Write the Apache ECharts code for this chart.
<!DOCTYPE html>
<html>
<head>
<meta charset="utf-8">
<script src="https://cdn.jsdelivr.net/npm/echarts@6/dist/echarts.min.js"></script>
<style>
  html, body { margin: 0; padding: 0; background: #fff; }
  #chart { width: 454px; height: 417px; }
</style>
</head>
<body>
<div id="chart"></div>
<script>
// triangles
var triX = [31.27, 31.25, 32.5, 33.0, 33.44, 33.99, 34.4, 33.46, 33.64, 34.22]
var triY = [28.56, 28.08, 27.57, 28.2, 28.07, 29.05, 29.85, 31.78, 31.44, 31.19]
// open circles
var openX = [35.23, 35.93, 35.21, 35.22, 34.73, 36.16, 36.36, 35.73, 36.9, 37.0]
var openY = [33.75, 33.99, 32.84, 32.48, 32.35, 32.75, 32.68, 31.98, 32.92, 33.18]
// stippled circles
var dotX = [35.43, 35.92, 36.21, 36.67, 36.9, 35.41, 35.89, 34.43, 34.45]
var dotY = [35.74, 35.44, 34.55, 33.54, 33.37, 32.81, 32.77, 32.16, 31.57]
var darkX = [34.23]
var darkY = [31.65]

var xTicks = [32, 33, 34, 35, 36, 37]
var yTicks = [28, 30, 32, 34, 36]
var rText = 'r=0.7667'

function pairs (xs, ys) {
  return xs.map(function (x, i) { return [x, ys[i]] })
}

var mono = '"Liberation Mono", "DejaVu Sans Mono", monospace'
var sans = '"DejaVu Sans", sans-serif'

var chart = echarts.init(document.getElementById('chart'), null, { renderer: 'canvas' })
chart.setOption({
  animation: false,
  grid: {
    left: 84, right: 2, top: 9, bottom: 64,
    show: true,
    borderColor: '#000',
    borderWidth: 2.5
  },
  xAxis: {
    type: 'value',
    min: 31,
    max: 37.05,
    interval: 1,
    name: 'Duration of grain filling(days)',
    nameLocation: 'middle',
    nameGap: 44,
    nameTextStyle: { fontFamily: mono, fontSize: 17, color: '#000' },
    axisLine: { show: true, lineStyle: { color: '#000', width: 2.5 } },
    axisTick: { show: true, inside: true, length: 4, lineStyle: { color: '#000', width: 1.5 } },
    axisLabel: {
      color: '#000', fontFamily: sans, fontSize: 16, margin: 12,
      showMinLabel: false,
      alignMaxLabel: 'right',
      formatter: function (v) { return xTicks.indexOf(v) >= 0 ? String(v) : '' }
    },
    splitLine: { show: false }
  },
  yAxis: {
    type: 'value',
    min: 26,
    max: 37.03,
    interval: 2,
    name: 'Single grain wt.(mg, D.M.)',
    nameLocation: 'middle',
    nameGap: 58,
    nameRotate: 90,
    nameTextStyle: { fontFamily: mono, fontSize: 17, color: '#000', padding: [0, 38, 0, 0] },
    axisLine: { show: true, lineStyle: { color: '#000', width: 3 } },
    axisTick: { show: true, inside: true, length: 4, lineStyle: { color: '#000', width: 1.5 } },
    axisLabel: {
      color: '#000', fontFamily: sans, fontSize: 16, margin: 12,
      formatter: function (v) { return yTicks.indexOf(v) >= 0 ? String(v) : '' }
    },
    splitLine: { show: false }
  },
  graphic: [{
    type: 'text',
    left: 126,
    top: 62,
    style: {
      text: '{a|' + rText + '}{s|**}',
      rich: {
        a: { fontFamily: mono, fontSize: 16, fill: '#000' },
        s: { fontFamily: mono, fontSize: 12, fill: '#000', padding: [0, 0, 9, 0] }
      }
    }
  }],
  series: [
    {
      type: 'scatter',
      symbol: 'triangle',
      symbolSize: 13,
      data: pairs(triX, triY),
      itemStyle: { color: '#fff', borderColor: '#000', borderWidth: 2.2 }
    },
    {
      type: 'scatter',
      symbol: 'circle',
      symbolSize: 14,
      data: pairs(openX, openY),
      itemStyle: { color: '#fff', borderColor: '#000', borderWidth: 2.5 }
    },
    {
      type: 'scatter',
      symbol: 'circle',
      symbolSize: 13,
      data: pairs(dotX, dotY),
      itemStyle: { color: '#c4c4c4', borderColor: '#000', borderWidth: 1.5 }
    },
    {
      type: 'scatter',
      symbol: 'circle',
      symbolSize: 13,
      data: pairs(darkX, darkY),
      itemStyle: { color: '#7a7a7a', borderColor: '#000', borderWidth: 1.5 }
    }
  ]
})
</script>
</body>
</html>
----------------------------------------
Given request:
Starting with the first line of the data above, copy each line exactly until you reach the line with "var rText = 'r=0.7667'"; include that line as well.

Exercise result:
Write the Apache ECharts code for this chart.
<!DOCTYPE html>
<html>
<head>
<meta charset="utf-8">
<script src="https://cdn.jsdelivr.net/npm/echarts@6/dist/echarts.min.js"></script>
<style>
  html, body { margin: 0; padding: 0; background: #fff; }
  #chart { width: 454px; height: 417px; }
</style>
</head>
<body>
<div id="chart"></div>
<script>
// triangles
var triX = [31.27, 31.25, 32.5, 33.0, 33.44, 33.99, 34.4, 33.46, 33.64, 34.22]
var triY = [28.56, 28.08, 27.57, 28.2, 28.07, 29.05, 29.85, 31.78, 31.44, 31.19]
// open circles
var openX = [35.23, 35.93, 35.21, 35.22, 34.73, 36.16, 36.36, 35.73, 36.9, 37.0]
var openY = [33.75, 33.99, 32.84, 32.48, 32.35, 32.75, 32.68, 31.98, 32.92, 33.18]
// stippled circles
var dotX = [35.43, 35.92, 36.21, 36.67, 36.9, 35.41, 35.89, 34.43, 34.45]
var dotY = [35.74, 35.44, 34.55, 33.54, 33.37, 32.81, 32.77, 32.16, 31.57]
var darkX = [34.23]
var darkY = [31.65]

var xTicks = [32, 33, 34, 35, 36, 37]
var yTicks = [28, 30, 32, 34, 36]
var rText = 'r=0.7667'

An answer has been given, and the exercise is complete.